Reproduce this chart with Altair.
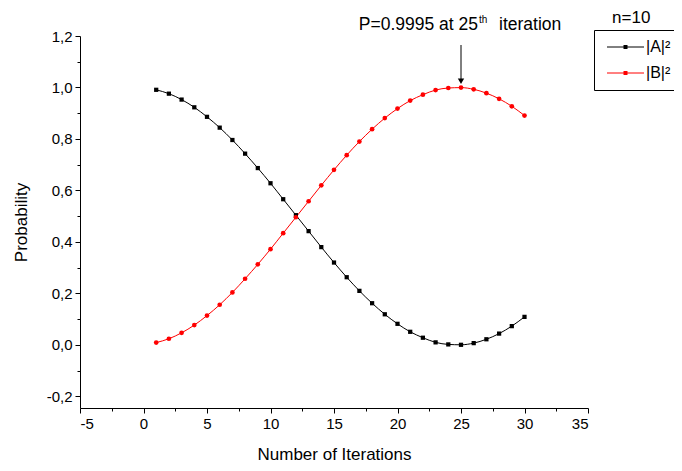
import altair as alt
import pandas as pd

# ---------------- data ----------------
iterations = [1, 2, 3, 4, 5, 6, 7, 8, 9, 10, 11, 12, 13, 14, 15,
              16, 17, 18, 19, 20, 21, 22, 23, 24, 25, 26, 27, 28, 29, 30]
prob_a = [0.991, 0.976, 0.953, 0.923, 0.886, 0.844, 0.796, 0.743, 0.687, 0.628,
          0.566, 0.504, 0.442, 0.380, 0.320, 0.263, 0.210, 0.162, 0.119, 0.082,
          0.051, 0.028, 0.010, 0.002, 0.0005, 0.007, 0.022, 0.044, 0.073, 0.109]
prob_b = [0.009, 0.024, 0.047, 0.077, 0.114, 0.156, 0.204, 0.257, 0.313, 0.372,
          0.434, 0.496, 0.558, 0.620, 0.680, 0.737, 0.790, 0.838, 0.881, 0.918,
          0.949, 0.972, 0.990, 0.998, 0.9995, 0.993, 0.978, 0.956, 0.927, 0.891]
series_names = ["|A|²", "|B|²"]
series_colors = ["black", "red"]
legend_title = "n=10"

x_ticks = [-5, -2.5, 0, 2.5, 5, 7.5, 10, 12.5, 15, 17.5, 20, 22.5, 25, 27.5, 30, 32.5, 35]
y_ticks = [-0.2, -0.1, 0.0, 0.1, 0.2, 0.3, 0.4, 0.5, 0.6, 0.7, 0.8, 0.9, 1.0, 1.1, 1.2]

peak_iter = 25
annot_main = "P=0.9995 at 25"
annot_sup = "th"
annot_tail = "iteration"

FONT = "Liberation Sans"

# ---------------- tables ----------------
df = pd.DataFrame({
    "iter": iterations * 2,
    "prob": prob_a + prob_b,
    "series": [series_names[0]] * len(iterations) + [series_names[1]] * len(iterations),
})

x_axis = alt.Axis(
    values=x_ticks, title="Number of Iterations", grid=False,
    labelExpr="datum.value % 5 == 0 ? replace(format(datum.value, 'd'), '\u2212', '-') : ''",
    tickSize={"expr": "datum.value % 5 == 0 ? 5 : 3"},
    labelPadding=3, titlePadding=15,
)
y_axis = alt.Axis(
    values=y_ticks, title="Probability", grid=False,
    labelExpr="abs(round(datum.value * 10)) % 2 == 0 ? replace(replace(format(datum.value, '.1f'), '.', ','), '\u2212', '-') : ''",
    tickSize={"expr": "abs(round(datum.value * 10)) % 2 == 0 ? 5 : 3"},
    labelPadding=3, titlePadding=16,
)
x_scale = alt.Scale(domain=[-5, 35], nice=False, zero=False)
y_scale = alt.Scale(domain=[-0.245, 1.2], nice=False, zero=False)

X = alt.X("iter:Q", scale=x_scale, axis=x_axis)
Y = alt.Y("prob:Q", scale=y_scale, axis=y_axis)

color_scale = alt.Scale(domain=series_names, range=series_colors)

# legend symbol (unit = 5 px): a line with a small solid marker built from stroked lines
legend_symbol = (
    "M-0.8,0H6.6"
    "M2.5,-0.3H3.3M2.5,-0.1H3.3M2.5,0.1H3.3M2.5,0.3H3.3"
)
leg = alt.Legend(
    title=None, orient="none", legendX=514, legendY=-6,
    strokeColor="black", padding=9,
    symbolType=legend_symbol, symbolSize=100, symbolStrokeWidth=1,
    labelFont=FONT, labelFontSize=16, labelColor="black",
    labelOffset=27, rowPadding=10,
)

lines = alt.Chart(df).mark_line(strokeWidth=1, interpolate="monotone").encode(
    x=X, y=Y, color=alt.Color("series:N", scale=color_scale, legend=leg),
)

pts_a = alt.Chart(df).transform_filter(
    alt.datum.series == series_names[0]
).mark_point(filled=True, shape="square", size=18, opacity=1).encode(
    x=X, y=Y, color=alt.Color("series:N", scale=color_scale, legend=None),
)
pts_b = alt.Chart(df).transform_filter(
    alt.datum.series == series_names[1]
).mark_point(filled=True, shape="circle", size=22, opacity=1).encode(
    x=X, y=Y, color=alt.Color("series:N", scale=color_scale, legend=None),
)

# annotation arrow + text
arrow_df = pd.DataFrame({"iter": [peak_iter], "prob": [1.165], "prob2": [1.03]})
arrow_line = alt.Chart(arrow_df).mark_rule(color="black", strokeWidth=1).encode(
    x=X, y=Y, y2="prob2:Q"
)
head_df = pd.DataFrame({"iter": [peak_iter], "prob": [1.024]})
arrow_head = alt.Chart(head_df).mark_point(
    shape="triangle-down", filled=True, color="black", size=40, opacity=1
).encode(x=X, y=Y)

txt_df = pd.DataFrame({"iter": [peak_iter], "prob": [1.223]})
txt_main = alt.Chart(txt_df).mark_text(
    text=annot_main, align="right", baseline="alphabetic", dx=17,
    font=FONT, fontSize=17.5, color="black"
).encode(x=X, y=Y)
txt_sup = alt.Chart(txt_df).mark_text(
    text=annot_sup, align="left", baseline="alphabetic", dx=18, dy=-7,
    font=FONT, fontSize=10, color="black"
).encode(x=X, y=Y)
txt_tail = alt.Chart(txt_df).mark_text(
    text=annot_tail, align="left", baseline="alphabetic", dx=38,
    font=FONT, fontSize=17.5, color="black"
).encode(x=X, y=Y)

title_df = pd.DataFrame({"iter": [38.4], "prob": [1.25]})
legend_title_mark = alt.Chart(title_df).mark_text(
    text=legend_title, align="center", baseline="alphabetic",
    font=FONT, fontSize=17, color="black"
).encode(x=X, y=Y)

chart = alt.layer(
    lines, pts_a, pts_b, arrow_line, arrow_head,
    txt_main, txt_sup, txt_tail, legend_title_mark
).properties(
    width=508, height=372,
    autosize=alt.AutoSizeParams(type="none"),
    padding={"left": 72, "top": 28, "right": 86, "bottom": 55},
).configure_view(stroke=None).configure_axis(
    domainColor="black", domainWidth=1, tickColor="black", tickWidth=1,
    labelFont=FONT, labelFontSize=15, labelColor="black",
    titleFont=FONT, titleFontSize=17, titleFontWeight="normal", titleColor="black",
)

chart.save("out.html", embed_options={"renderer": "svg", "actions": False})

++++++

Instruction: From the first line above through the line containing "import pandas as pd", copy everything exactly, without the pictures.

Result:
Reproduce this chart with Altair.
import altair as alt
import pandas as pd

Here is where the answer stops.